What a way to celebrate Friday heading into Easter Break! see a video clip here >>

Harold Boys National School 5th Class, Dalkey – Second Dance Session – Meeting in Space and Rhythm!

Harold Boys National School 5th Class, Dalkey
Second Dance Session, 23 March – Meeting in Space and Rhythm!
Artist: Robert Connor, Dance Theatre of Ireland

Happy Monday!

This week is starting and ending with dance. For today’s session, we re-visited last week’s lesson with a quick recall of what the students remembered, what stood out for them. Then we did our “scales”, including a general warm-up to Moby “Honey” and a stretch to “Rushing” by the same artist. We also tackled “in and out” rotation of the legs, moving toes, heels, toes (both feet at the same time) from parallel to 2nd position. This wouldn’t sound like a tough one to get, but since humans normally move one leg after the other – as in walking or running – moving both feet at the same time symmetrically opposite, is a new coordination for most. Which brought up another new big word – neuromuscular pathways. Hmmm? Every new learned movement maps new pathways of the nervous system’s connection to our muscles, which is how we are able to move. We learn new co-ordinations slowly to map the right path and add speed once the path is mapped.

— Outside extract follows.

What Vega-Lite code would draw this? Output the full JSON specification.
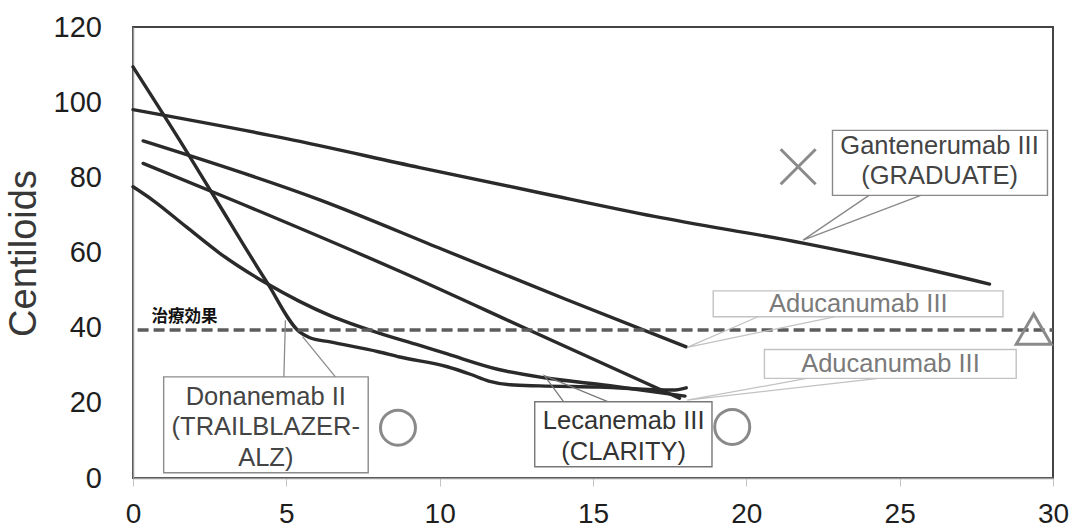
{
  "$schema": "https://vega.github.io/schema/vega-lite/v6.json",
  "width": 920,
  "height": 451,
  "autosize": {"type": "none"},
  "padding": {"left": 133, "top": 27, "right": 20, "bottom": 53},
  "background": "white",
  "config": {
    "font": "Liberation Sans",
    "view": {"stroke": "#444444", "strokeWidth": 2},
    "axisX": {
      "grid": false, "domainColor": "#9a9a9a", "domainWidth": 1.5,
      "tickColor": "#c4c4c4", "tickSize": 8, "tickWidth": 1,
      "labelFontSize": 28, "labelColor": "#1e1e1e", "labelPadding": 14, "labelFlush": false
    },
    "axisY": {
      "grid": false, "domainColor": "#9a9a9a", "domainWidth": 1.5, "ticks": false,
      "labelFontSize": 29, "labelColor": "#1e1e1e", "labelPadding": 31.6, "labelFlush": false,
      "titleFontSize": 38, "titleFontWeight": "normal", "titleColor": "#383838",
      "titleAngle": -90, "titleX": -98, "titleY": 226, "titleBaseline": "alphabetic", "titleAlign": "center"
    }
  },
  "datasets": {
    "curves": [
      {"trial": "Gantenerumab III (GRADUATE)", "month": 0, "centiloid": 98.0},
      {"trial": "Gantenerumab III (GRADUATE)", "month": 5, "centiloid": 90.3},
      {"trial": "Gantenerumab III (GRADUATE)", "month": 9.35, "centiloid": 82.6},
      {"trial": "Gantenerumab III (GRADUATE)", "month": 13.26, "centiloid": 75.9},
      {"trial": "Gantenerumab III (GRADUATE)", "month": 17, "centiloid": 69.6},
      {"trial": "Gantenerumab III (GRADUATE)", "month": 21.85, "centiloid": 62.5},
      {"trial": "Gantenerumab III (GRADUATE)", "month": 25, "centiloid": 57.2},
      {"trial": "Gantenerumab III (GRADUATE)", "month": 27.93, "centiloid": 51.6},
      {"trial": "Donanemab II (TRAILBLAZER-ALZ)", "month": 0, "centiloid": 109.4},
      {"trial": "Donanemab II (TRAILBLAZER-ALZ)", "month": 1.74, "centiloid": 87.0},
      {"trial": "Donanemab II (TRAILBLAZER-ALZ)", "month": 2.72, "centiloid": 73.9},
      {"trial": "Donanemab II (TRAILBLAZER-ALZ)", "month": 4.35, "centiloid": 52.3},
      {"trial": "Donanemab II (TRAILBLAZER-ALZ)", "month": 5.43, "centiloid": 38.9},
      {"trial": "Donanemab II (TRAILBLAZER-ALZ)", "month": 5.75, "centiloid": 37.4},
      {"trial": "Donanemab II (TRAILBLAZER-ALZ)", "month": 6.43, "centiloid": 36.2},
      {"trial": "Donanemab II (TRAILBLAZER-ALZ)", "month": 8.0, "centiloid": 33.6},
      {"trial": "Donanemab II (TRAILBLAZER-ALZ)", "month": 8.7, "centiloid": 32.2},
      {"trial": "Donanemab II (TRAILBLAZER-ALZ)", "month": 10.25, "centiloid": 29.6},
      {"trial": "Donanemab II (TRAILBLAZER-ALZ)", "month": 11.0, "centiloid": 27.6},
      {"trial": "Donanemab II (TRAILBLAZER-ALZ)", "month": 11.6, "centiloid": 25.8},
      {"trial": "Donanemab II (TRAILBLAZER-ALZ)", "month": 12.3, "centiloid": 24.8},
      {"trial": "Donanemab II (TRAILBLAZER-ALZ)", "month": 13.26, "centiloid": 24.5},
      {"trial": "Donanemab II (TRAILBLAZER-ALZ)", "month": 15.2, "centiloid": 24.2},
      {"trial": "Donanemab II (TRAILBLAZER-ALZ)", "month": 17.6, "centiloid": 23.4},
      {"trial": "Donanemab II (TRAILBLAZER-ALZ)", "month": 18.04, "centiloid": 24.0},
      {"trial": "Lecanemab III (CLARITY)", "month": 0, "centiloid": 77.5},
      {"trial": "Lecanemab III (CLARITY)", "month": 0.65, "centiloid": 73.9},
      {"trial": "Lecanemab III (CLARITY)", "month": 1.74, "centiloid": 66.8},
      {"trial": "Lecanemab III (CLARITY)", "month": 2.83, "centiloid": 59.8},
      {"trial": "Lecanemab III (CLARITY)", "month": 4.35, "centiloid": 51.8},
      {"trial": "Lecanemab III (CLARITY)", "month": 5.43, "centiloid": 47.0},
      {"trial": "Lecanemab III (CLARITY)", "month": 6.43, "centiloid": 43.2},
      {"trial": "Lecanemab III (CLARITY)", "month": 8.0, "centiloid": 38.6},
      {"trial": "Lecanemab III (CLARITY)", "month": 9.35, "centiloid": 35.3},
      {"trial": "Lecanemab III (CLARITY)", "month": 10.25, "centiloid": 33.0},
      {"trial": "Lecanemab III (CLARITY)", "month": 11.96, "centiloid": 28.8},
      {"trial": "Lecanemab III (CLARITY)", "month": 13.48, "centiloid": 26.6},
      {"trial": "Lecanemab III (CLARITY)", "month": 15.5, "centiloid": 24.6},
      {"trial": "Lecanemab III (CLARITY)", "month": 18.0, "centiloid": 21.8},
      {"trial": "Aducanumab III (a)", "month": 0.33, "centiloid": 89.7},
      {"trial": "Aducanumab III (a)", "month": 6.09, "centiloid": 74.0},
      {"trial": "Aducanumab III (a)", "month": 10.1, "centiloid": 60.8},
      {"trial": "Aducanumab III (a)", "month": 14.13, "centiloid": 47.5},
      {"trial": "Aducanumab III (a)", "month": 18.04, "centiloid": 34.9},
      {"trial": "Aducanumab III (b)", "month": 0.33, "centiloid": 83.7},
      {"trial": "Aducanumab III (b)", "month": 3.26, "centiloid": 73.9},
      {"trial": "Aducanumab III (b)", "month": 8.7, "centiloid": 55.0},
      {"trial": "Aducanumab III (b)", "month": 13.04, "centiloid": 38.9},
      {"trial": "Aducanumab III (b)", "month": 17.82, "centiloid": 21.2}
    ],
    "callouts": [
      {"trial": "Gantenerumab", "seg": "G", "k": 1, "month": 24.0, "centiloid": 75.2},
      {"trial": "Gantenerumab", "seg": "G", "k": 2, "month": 21.85, "centiloid": 63.3},
      {"trial": "Gantenerumab", "seg": "G", "k": 3, "month": 25.69, "centiloid": 75.2},
      {"trial": "Aducanumab a", "seg": "A1", "k": 1, "month": 20.38, "centiloid": 42.9},
      {"trial": "Aducanumab a", "seg": "A1", "k": 2, "month": 18.07, "centiloid": 34.75},
      {"trial": "Aducanumab a", "seg": "A1", "k": 3, "month": 22.87, "centiloid": 42.9},
      {"trial": "Aducanumab b", "seg": "A2", "k": 1, "month": 21.97, "centiloid": 26.5},
      {"trial": "Aducanumab b", "seg": "A2", "k": 2, "month": 18.07, "centiloid": 20.7},
      {"trial": "Aducanumab b", "seg": "A2", "k": 3, "month": 24.3, "centiloid": 26.5},
      {"trial": "Lecanemab", "seg": "L", "k": 1, "month": 14.04, "centiloid": 20.3},
      {"trial": "Lecanemab", "seg": "L", "k": 2, "month": 13.42, "centiloid": 27.2},
      {"trial": "Lecanemab", "seg": "L", "k": 3, "month": 15.48, "centiloid": 20.3},
      {"trial": "Donanemab", "seg": "D1", "k": 1, "month": 4.92, "centiloid": 26.9},
      {"trial": "Donanemab", "seg": "D1", "k": 2, "month": 4.97, "centiloid": 42.0},
      {"trial": "Donanemab", "seg": "D2", "k": 1, "month": 6.6, "centiloid": 26.9},
      {"trial": "Donanemab", "seg": "D2", "k": 2, "month": 5.53, "centiloid": 37.6}
    ],
    "boxes": [
      {"trial": "Gantenerumab", "month": 22.81, "month_end": 29.82, "centiloid": 75.2, "centiloid_end": 92.5},
      {"trial": "Aducanumab a", "month": 18.92, "month_end": 28.37, "centiloid": 42.9, "centiloid_end": 49.8},
      {"trial": "Aducanumab b", "month": 20.59, "month_end": 28.8, "centiloid": 26.5, "centiloid_end": 34.2},
      {"trial": "Lecanemab", "month": 13.1, "month_end": 18.88, "centiloid": 3.0, "centiloid_end": 20.3},
      {"trial": "Donanemab", "month": 1.0, "month_end": 7.67, "centiloid": 1.4, "centiloid_end": 26.9}
    ],
    "labels": [
      {"trial": "Gantenerumab", "text": "Gantenerumab III\n(GRADUATE)", "month": 26.3, "centiloid": 88.4},
      {"trial": "Aducanumab a", "text": "Aducanumab III", "month": 23.65, "centiloid": 46.4},
      {"trial": "Aducanumab b", "text": "Aducanumab III", "month": 24.7, "centiloid": 30.2},
      {"trial": "Lecanemab", "text": "Lecanemab III\n(CLARITY)", "month": 16.0, "centiloid": 15.1},
      {"trial": "Donanemab", "text": "Donanemab II\n(TRAILBLAZER-\nALZ)", "month": 4.33, "centiloid": 21.6}
    ],
    "results": [
      {"trial": "Gantenerumab", "outcome": "negative", "month": 21.69, "centiloid": 82.8},
      {"trial": "Donanemab", "outcome": "positive", "month": 8.64, "centiloid": 13.4},
      {"trial": "Lecanemab", "outcome": "positive", "month": 19.54, "centiloid": 13.6},
      {"trial": "Aducanumab", "outcome": "mixed", "month": 29.37, "centiloid": 39.6}
    ],
    "threshold": [
      {"label": "治療効果", "centiloid": 39.4, "month": 0.15, "month_end": 30, "label_month": 0.6, "label_centiloid": 42.9}
    ]
  },
  "layer": [
    {
      "data": {"name": "curves"},
      "mark": {"type": "line", "color": "#2a2a2a", "strokeWidth": 3.4, "strokeJoin": "round", "strokeCap": "round", "interpolate": "monotone"},
      "encoding": {
        "x": {"field": "month", "type": "quantitative", "title": null,
              "scale": {"domain": [0, 30], "nice": false},
              "axis": {"values": [0, 5, 10, 15, 20, 25, 30]}},
        "y": {"field": "centiloid", "type": "quantitative", "title": "Centiloids",
              "scale": {"domain": [0, 120], "nice": false},
              "axis": {"values": [0, 20, 40, 60, 80, 100, 120]}},
        "detail": {"field": "trial"},
        "order": {"field": "month"}
      }
    },
    {
      "data": {"name": "threshold"},
      "mark": {"type": "rule", "color": "#5c5c5c", "strokeWidth": 3.5, "strokeDash": [11, 5]},
      "encoding": {
        "x": {"field": "month", "type": "quantitative", "title": null},
        "x2": {"field": "month_end"},
        "y": {"field": "centiloid", "type": "quantitative", "title": "Centiloids"}
      }
    },
    {
      "data": {"name": "callouts"},
      "mark": {"type": "line", "strokeWidth": 1.3},
      "encoding": {
        "x": {"field": "month", "type": "quantitative", "title": null},
        "y": {"field": "centiloid", "type": "quantitative", "title": "Centiloids"},
        "detail": {"field": "seg"},
        "order": {"field": "k"},
        "stroke": {"field": "trial", "type": "nominal", "legend": null,
                   "scale": {"domain": ["Gantenerumab", "Aducanumab a", "Aducanumab b", "Lecanemab", "Donanemab"],
                             "range": ["#888888", "#c2c2c2", "#c2c2c2", "#777777", "#8c8c8c"]}}
      }
    },
    {
      "data": {"name": "boxes"},
      "mark": {"type": "rect", "fill": "white", "strokeWidth": 1.4},
      "encoding": {
        "x": {"field": "month", "type": "quantitative", "title": null},
        "x2": {"field": "month_end"},
        "y": {"field": "centiloid", "type": "quantitative", "title": "Centiloids"},
        "y2": {"field": "centiloid_end"},
        "stroke": {"field": "trial", "type": "nominal", "legend": null}
      }
    },
    {
      "data": {"name": "labels"},
      "mark": {"type": "text", "fontSize": 25.5, "lineHeight": 30.5, "align": "center", "baseline": "middle", "lineBreak": "\n"},
      "encoding": {
        "x": {"field": "month", "type": "quantitative", "title": null},
        "y": {"field": "centiloid", "type": "quantitative", "title": "Centiloids"},
        "text": {"field": "text"},
        "color": {"field": "trial", "type": "nominal", "legend": null,
                  "scale": {"domain": ["Gantenerumab", "Aducanumab a", "Aducanumab b", "Lecanemab", "Donanemab"],
                            "range": ["#444444", "#7a7a7a", "#7a7a7a", "#333333", "#444444"]}}
      }
    },
    {
      "data": {"name": "results"},
      "mark": {"type": "point", "filled": false, "color": "#8a8a8a", "strokeWidth": 3, "opacity": 1},
      "encoding": {
        "x": {"field": "month", "type": "quantitative", "title": null},
        "y": {"field": "centiloid", "type": "quantitative", "title": "Centiloids"},
        "shape": {"field": "outcome", "type": "nominal", "legend": null,
                  "scale": {"domain": ["positive", "mixed", "negative"],
                            "range": ["circle", "triangle-up", "M-1,-1L1,1M-1,1L1,-1"]}},
        "size": {"field": "outcome", "type": "nominal", "legend": null,
                 "scale": {"domain": ["positive", "mixed", "negative"], "range": [1225, 1225, 650]}}
      }
    },
    {
      "data": {"name": "threshold"},
      "mark": {"type": "text", "font": "Noto Sans CJK JP", "fontWeight": "bold", "fontSize": 16.5, "align": "left", "baseline": "middle", "color": "#111111"},
      "encoding": {
        "x": {"field": "label_month", "type": "quantitative", "title": null},
        "y": {"field": "label_centiloid", "type": "quantitative", "title": "Centiloids"},
        "text": {"field": "label"}
      }
    }
  ]
}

But hey lets dance! Next we played a “space game” based on the colours of the boys’ shoes – some students moving as quickly as possible in, around, through the spaces between other students who were standing still. Focus on the open spaces; avoid other movers; be ready for quick changes of direction; precision in your own pathway. As the number of those moving increased, (yellow and pink, not so many, blue, black and white quite a few) the more diligence to open spaces and reflexive changes of direction were required.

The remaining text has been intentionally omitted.